Brazil is not just about beaches. It’s true that many of the major cities are strung out along the coastline, but there is a whole world in the interior of the country waiting to be explored. Much of it is still well off the beaten track. And I am not talking about the Amazon. There are places with vast deserts of scrubland and sand-dunes, along with waterfalls and natural swimming-holes. One such place is the Jalapão which I visited a few years ago on an organised trek.
It’s an immense savanna-like region, sparsely populated and with little infrastructure. But there are also rivers and waterfalls that break up the desert and meseta plateaus from the top of which there are uninterrupted views across the landscape, best enjoyed at dawn.
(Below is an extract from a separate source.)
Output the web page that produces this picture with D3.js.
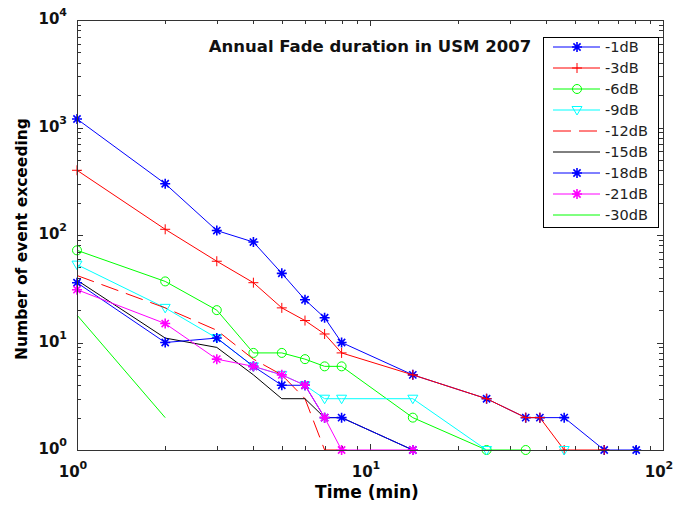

The only real way in is by 4×4 jeep and then to trek, climb and swim. I am always a little wary of organised tours as they totally depend not only on the efficiency of the agency, but also your fellow travellers. I was really lucky on my trip to book through the excellent Norte Tur (http://www.nortetur.com.br) based in Palmas and also to be in the company of a really great crowd of like-minded adventurers.
Palmas is north of Brasilia, and, like Brasilia, is a new town. I spent the first night there and it’s a weird place to say the least; huge avenues leading seemingly nowhere and baking under a relentless sun. It feels like a city still waiting to be fully populated.
There were about 10 of us in the group, all Brazilians except me, mainly from São Paulo and Rio de Janeiro. It was great that we all got on since we were going to spend several days together, helping each other abseil down rocks and retain a sense of humour when you have to get up at 3am to climb a plateau and enjoy the sunrise.
It’s reminiscent of the outback in Australia or parts of East Africa and it remains one of the highlights of my time in Brazil.